Así las obras de Kandinsky, Klee, Picabia, Braque, Gris, Mondrian, Leger, Miró, De Chirico, Magritte, Dalí, Giacometti, y Brancusi, se libraron de la destrucción y arribaron a Estados Unidos. El periodista estadounidense Varian Fry, que ayudó a refugiados anti-nazis a escapar de Francia durante la guerra, buscó a la mecenas a fin de solicitarle auxilio para embarcar hacia Nueva York a algunos de los artistas surrealistas europeos del momento, entre ellos estaba André Breton y su familia, y Marx Ernst, con quien después se casaría.
Con una Europa ocupada por los nazis, Nueva York se convirtió en el centro de la vanguardia artística de la segunda mitad del siglo XX. Fiel a su propósito de gozar del arte, en 1942 Guggenheim abrió en la calle 57 de Manhattan su galería Art of this Century, un espacio en el que los cuadros colgaban sostenidos por ganchos y los espectadores podían tomarlos como si éstos fueran títulos en una librería.

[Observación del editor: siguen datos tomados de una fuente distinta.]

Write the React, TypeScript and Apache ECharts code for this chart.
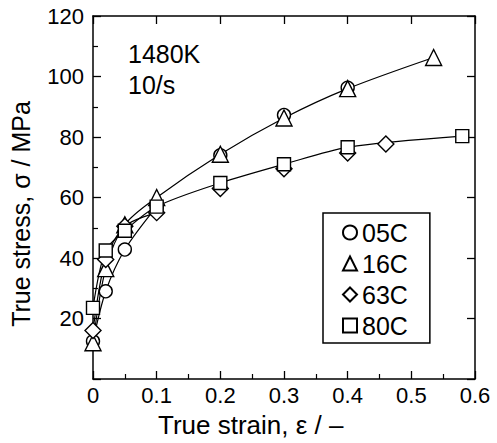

Era una galería con paredes curvas en la que la grabación de un tren expreso se reproducía cada cinco minutos y las luces se encendían y apagaban repentinamente. Esa fue su manera de darle continuidad al trabajo de aquellos que encontraban en el subconsciente la chispa de la creatividad.
En 1979, el mismo año en el que murió, cedió todas sus obras a su tío Solomon Guggenheim. El magnate, dueño fundador del museo Guggenheim de Nueva York, se quedó con la colección bajo la promesa de que nunca sería separada.
“No soy una coleccionista, soy un museo”, llegó a decir Peggy Guggenheim.